Incyte Corporation
- Type: Public
- Traded as: Nasdaq: INCY; S&P 500 component;
- Industry: pharmaceuticals
- Founded: 2002; 24 years ago
- Founder: Roy A. Whitfield
- Headquarters: Wilmington, Delaware, U.S.
- Key people: Bill Meury (CEO & president)
- Revenue: US$4.24 billion (2024)
- Operating income: US$61.4 million (2024)
- Net income: US$32.6 million (2024)
- Total assets: US$5.44 billion (2024)
- Total equity: US$3.45 billion (2024)
- Number of employees: 2,617 (2024)
- Website: incyte.com

= Incyte =

American pharmaceutical company

Incyte Corporation is an American multinational pharmaceutical company with headquarters in Wilmington, Delaware. The company currently operates manufacturing and R&D locations in North America, Europe, and Asia.

Incyte Corporation currently develops and manufactures prescription biopharmaceutical medications in multiple therapeutic areas including oncology, inflammation, and autoimmunity.

==History==
Incyte Corporation was founded by Roy A. Whitfield on April 8, 1991, in Palo Alto, California, as a genomics company. It became a public company in 1993. Subsequently, scientists and chemists were recruited from DuPont to work for Incyte. Incyte moved its headquarters to Delaware, and acquired Maxia Pharmaceuticals in 2003.

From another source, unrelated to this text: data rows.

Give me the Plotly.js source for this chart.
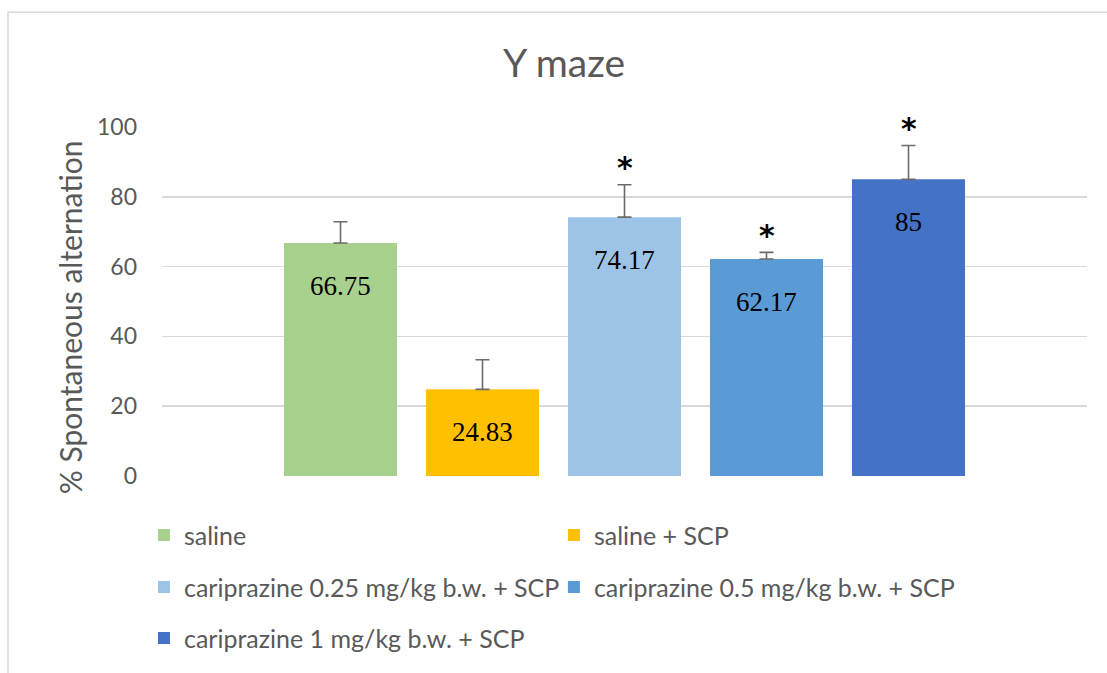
<!DOCTYPE html>
<html>
<head>
<meta charset="utf-8">
<script src="https://cdn.plot.ly/plotly-3.0.1.min.js"></script>
<style>html,body{margin:0;padding:0;background:#fff}#chart{width:1107px;height:673px}</style>
</head>
<body>
<div id="chart"></div>
<script>
// ---- data ----
const groups = [
  "saline",
  "saline + SCP",
  "cariprazine 0.25 mg/kg b.w. + SCP",
  "cariprazine 0.5 mg/kg b.w. + SCP",
  "cariprazine 1 mg/kg b.w. + SCP"
];
const values = [66.75, 24.83, 74.17, 62.17, 85];
const errors = [6.1, 8.5, 9.3, 1.9, 9.7];
const valueLabels = ["66.75", "24.83", "74.17", "62.17", "85"];
const significance = ["", "", "*", "*", "*"];
const colors = ["#A9D18E", "#FFC000", "#9DC3E6", "#5B9BD5", "#4472C4"];
const yTitle = "% Spontaneous alternation";

// ---- legend placement (paper coords) ----
const legendPos = [
  {x: -0.0195, y: -0.170},
  {x: 0.4237, y: -0.170},
  {x: -0.0195, y: -0.319},
  {x: 0.4237, y: -0.319},
  {x: -0.0195, y: -0.465}
];
const legendIds = ["legend", "legend2", "legend3", "legend4", "legend5"];

const traces = groups.map((g, i) => ({
  type: "bar",
  name: g,
  x: [g],
  y: [values[i]],
  marker: {color: colors[i]},
  legend: legendIds[i],
  error_y: {
    type: "data", symmetric: false, array: [errors[i]], arrayminus: [0],
    color: "#6b6b6b", thickness: 1.6, width: 7
  },
  hoverinfo: "x+y"
}));

const annotations = [];
groups.forEach((g, i) => {
  annotations.push({
    x: g, y: values[i], xref: "x", yref: "y",
    text: valueLabels[i], showarrow: false, yanchor: "middle", yshift: -43,
    font: {family: "Liberation Serif, serif", size: 27, color: "#000"}
  });
  if (significance[i]) {
    annotations.push({
      x: g, y: values[i] + errors[i], xref: "x", yref: "y",
      text: "<b>" + significance[i] + "</b>", showarrow: false, yanchor: "middle", yshift: 17,
      font: {family: "DejaVu Sans, sans-serif", size: 30, color: "#000"}
    });
  }
});
annotations.push({
  x: -0.0995, y: 0.4547, xref: "paper", yref: "paper",
  text: yTitle, textangle: -90, showarrow: false,
  xanchor: "center", yanchor: "middle",
  font: {family: "Lato, sans-serif", size: 30, color: "#595959"}
});

const layout = {
  width: 1107, height: 673,
  margin: {l: 162, r: 20, t: 127, b: 197},
  paper_bgcolor: "#fff", plot_bgcolor: "#fff",
  title: {
    text: "Y maze", x: 0.5095, xref: "container", xanchor: "center",
    y: 1 - 63 / 673, yref: "container", yanchor: "middle",
    font: {family: "Lato, sans-serif", size: 39, color: "#595959"}
  },
  barmode: "overlay",
  bargap: 0.204,
  xaxis: {
    type: "category", categoryarray: groups, range: [-1.257, 5.257],
    showticklabels: false, showgrid: false, zeroline: false, showline: false, fixedrange: true
  },
  yaxis: {
    range: [0, 100], dtick: 20, tick0: 0,
    showgrid: true, gridcolor: "#d9d9d9", gridwidth: 1.5,
    zeroline: false, showline: false, ticks: "",
    ticklabelstandoff: 24,
    tickfont: {family: "Lato, sans-serif", size: 23, color: "#595959"}
  },
  annotations: annotations,
  shapes: [{
    type: "rect", xref: "paper", yref: "paper",
    x0: -0.1665, x1: 1.1, y0: -0.8, y1: 1.3287,
    line: {color: "#d9d9d9", width: 1.5}, fillcolor: "rgba(0,0,0,0)", layer: "below"
  }],
  showlegend: true
};

legendIds.forEach((id, i) => {
  layout[id] = {
    x: legendPos[i].x, y: legendPos[i].y, xanchor: "left", yanchor: "middle",
    xref: "paper", yref: "paper", orientation: "h",
    bgcolor: "rgba(0,0,0,0)", borderwidth: 0,
    font: {family: "Lato, sans-serif", size: 25, color: "#595959"}
  };
});

Plotly.newPlot("chart", traces, layout, {displayModeBar: false, staticPlot: true});
</script>
</body>
</html>
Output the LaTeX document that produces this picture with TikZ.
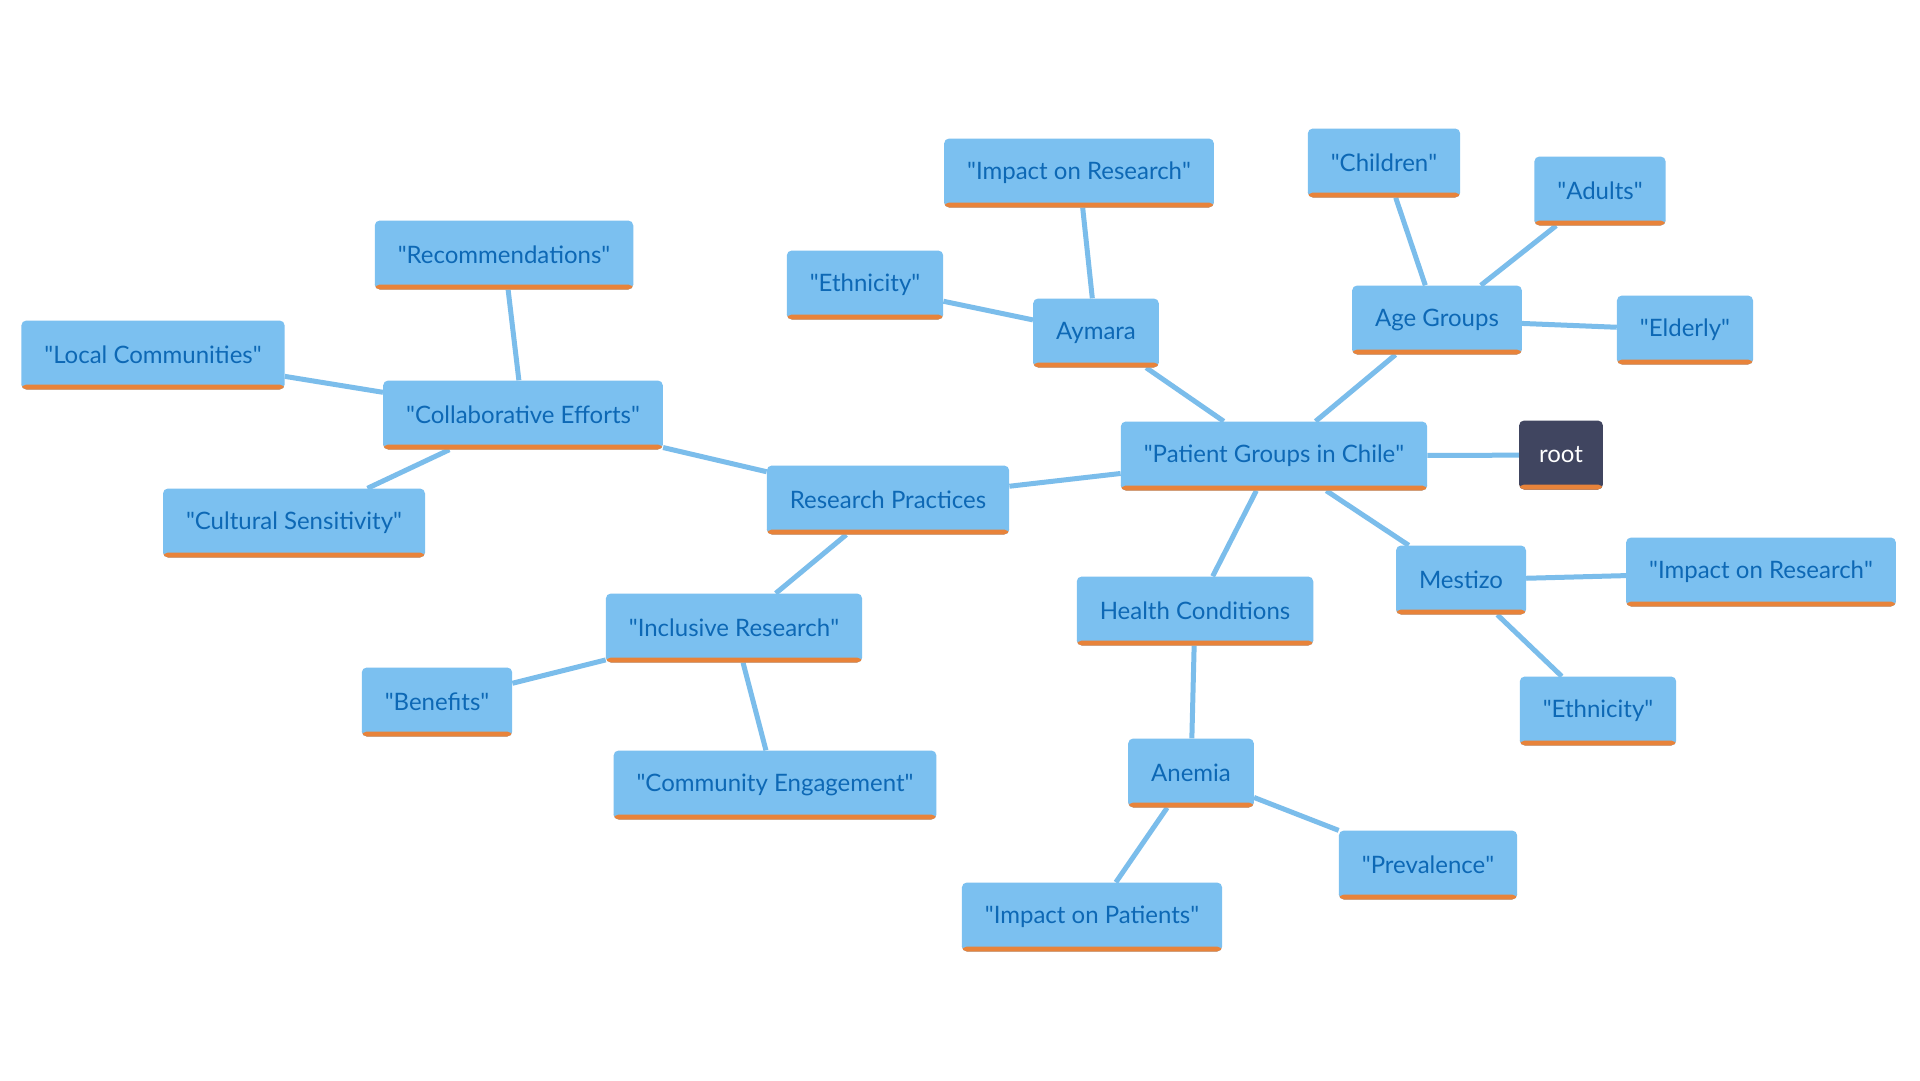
\documentclass[tikz,border=0pt]{standalone}
\usepackage{fontspec}
\setmainfont{Lato}
\definecolor{topicfill}{HTML}{7BC0F0}
\definecolor{topictext}{HTML}{0D68B5}
\definecolor{barorange}{HTML}{E8833A}
\definecolor{rootfill}{HTML}{404560}
\definecolor{linkblue}{HTML}{7BBDEB}
\pgfdeclarelayer{background}
\pgfsetlayers{background,main}
\newcommand{\qt}[1]{\textquotedbl#1\textquotedbl}

\begin{document}
\begin{tikzpicture}
[x=1pt,y=-1pt,
every node/.style={shape=rectangle,rounded corners=5pt,fill=topicfill,text=topictext,
  font=\fontsize{24}{28}\selectfont,minimum height=69pt,inner xsep=23pt,inner ysep=0pt,
  path picture={\fill[barorange] (path picture bounding box.south west)
    rectangle ([yshift=5pt]path picture bounding box.south east);}},
rootnode/.style={fill=rootfill,text=white,inner xsep=20pt},
link/.style={draw=linkblue,line width=5pt}]

\node[rootnode] (root) at (1561,455) {root};
\node (pgc) at (1274,456) {\qt{Patient Groups in Chile}};

\node (rp) at (888,500) {Research Practices};
\node (ce) at (523,415) {\qt{Collaborative Efforts}};
\node (rec) at (504,255) {\qt{Recommendations}};
\node (lc) at (153,355) {\qt{Local Communities}};
\node (cs) at (294,523) {\qt{Cultural Sensitivity}};
\node (ir) at (734,628) {\qt{Inclusive Research}};
\node (ben) at (437,702) {\qt{Benefits}};
\node (comm) at (775,785) {\qt{Community Engagement}};

\node (hc) at (1195,611) {Health Conditions};
\node (an) at (1191,773) {Anemia};
\node (prev) at (1428,865) {\qt{Prevalence}};
\node (iop) at (1092,917) {\qt{Impact on Patients}};

\node (mes) at (1461,580) {Mestizo};
\node (mesimp) at (1761,572) {\qt{Impact on Research}};
\node (meseth) at (1598,711) {\qt{Ethnicity}};

\node (aym) at (1096,333) {Aymara};
\node (aymeth) at (865,285) {\qt{Ethnicity}};
\node (aymimp) at (1079,173) {\qt{Impact on Research}};

\node (age) at (1437,320) {Age Groups};
\node (chi) at (1384,163) {\qt{Children}};
\node (adu) at (1600,191) {\qt{Adults}};
\node (eld) at (1685,330) {\qt{Elderly}};

\begin{pgfonlayer}{background}
\fill[white] (0,0) rectangle (1920,1080);
\draw[link] (root) -- (pgc);
\draw[link] (pgc) -- (rp);
\draw[link] (pgc) -- (aym);
\draw[link] (pgc) -- (age);
\draw[link] (pgc) -- (mes);
\draw[link] (pgc) -- (hc);
\draw[link] (rp) -- (ce);
\draw[link] (rp) -- (ir);
\draw[link] (ce) -- (rec);
\draw[link] (ce) -- (lc);
\draw[link] (ce) -- (cs);
\draw[link] (ir) -- (ben);
\draw[link] (ir) -- (comm);
\draw[link] (hc) -- (an);
\draw[link] (an) -- (prev);
\draw[link] (an) -- (iop);
\draw[link] (mes) -- (mesimp);
\draw[link] (mes) -- (meseth);
\draw[link] (aym) -- (aymeth);
\draw[link] (aym) -- (aymimp);
\draw[link] (age) -- (chi);
\draw[link] (age) -- (adu);
\draw[link] (age) -- (eld);
\end{pgfonlayer}
\end{tikzpicture}
\end{document}
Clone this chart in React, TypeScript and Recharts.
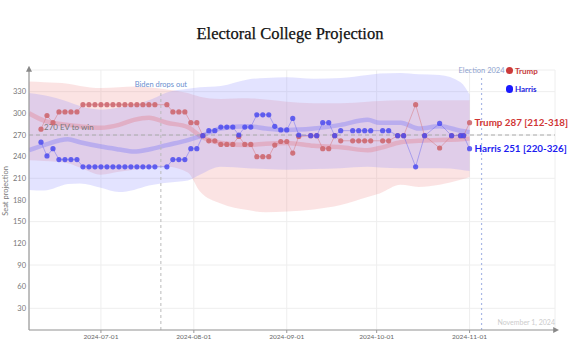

In November 2013, Incyte announced its relocation to new headquarters in Wilmington, Delaware, completing the move by the end of 2014. Hervé Hoppenot became CEO in January 2014.

In 2017, the company became part of the S&P 500 Index, which tracks the 500 most widely held U.S. stocks.

In 2015, Incyte established its European headquarters in Geneva, Switzerland, and later moved this headquarters in 2021. The company expanded its Delaware headquarters, including the addition of a research and development facility, in 2022. Incyte acquired Villaris Therapeutics in 2022, and Escient Pharmaceuticals in 2024.

For 2025, the company reported $5.141 billion in revenue, $6.957 billion in assets and $1.286 billion in net income. Incyte is publicly traded on the NASDAQ under the symbol INCY. Incyte now operates out of North America, Asia, and Europe. Bill Meury became CEO in 2025. Meury replaced Hoppenot, who retired after 11 years in the position.

==Pharmaceuticals==
Incyte Corporation currently has seven marketed and co-marketed pharmaceutical products, including Jakafi (ruxolitinib), Pemazyre (pemigatinib), Monjuvi (tafasitamab-cxix), Opzelura (Ruxolitinib), Tabrecta (capmatinib), Olumiant (Baricitinib), and Iclusig (ponatinib).

In 2013, Novartis acquired Incyte's c-Met inhibitor capmatinib (INC280, INCB028060), which is marketed under the brand name Tabrecta.

As of 2014, the company was developing baricitinib, an oral JAK1 and JAK2 inhibitor drug for rheumatoid arthritis in partnership with Eli Lilly. It gained EU approval in February 2017. In April 2017, the US FDA issued a rejection, citing concerns about dosing and safety. In May 2018, baricitinib was approved in the United States for the treatment of rheumatoid arthritis under the brand name Olumiant.

As of 2016 epacadostat, an indoleamine 2,3-dioxygenase (IDO1) inhibitor, was in development for various cancers and was in combination trials with Merck's pembrolizumab (Keytruda) and Bristol Myers Squibb's nivolumab (Opdivo).

== Acquisition history ==
Incyte has made a total of 3 acquisitions.

- Maxia Pharmaceuticals (2003): An early acquisition in Incyte's history, the company purchased Maxia in 2003 for $42 million.
- Villaris Therapeutics (2022): This acquisition was valued at approximately $1.4 billion and included an upfront payment along with milestones. It added new assets to Incyte's portfolio for treating vitiligo and other autoimmune conditions.
- Escient Pharmaceuticals (2024): In May 2024, Incyte acquired this San Diego-based, clinical-stage company for $750 million. The acquisition provided Incyte with two oral drug candidates for inflammatory diseases, EP262 and EP547.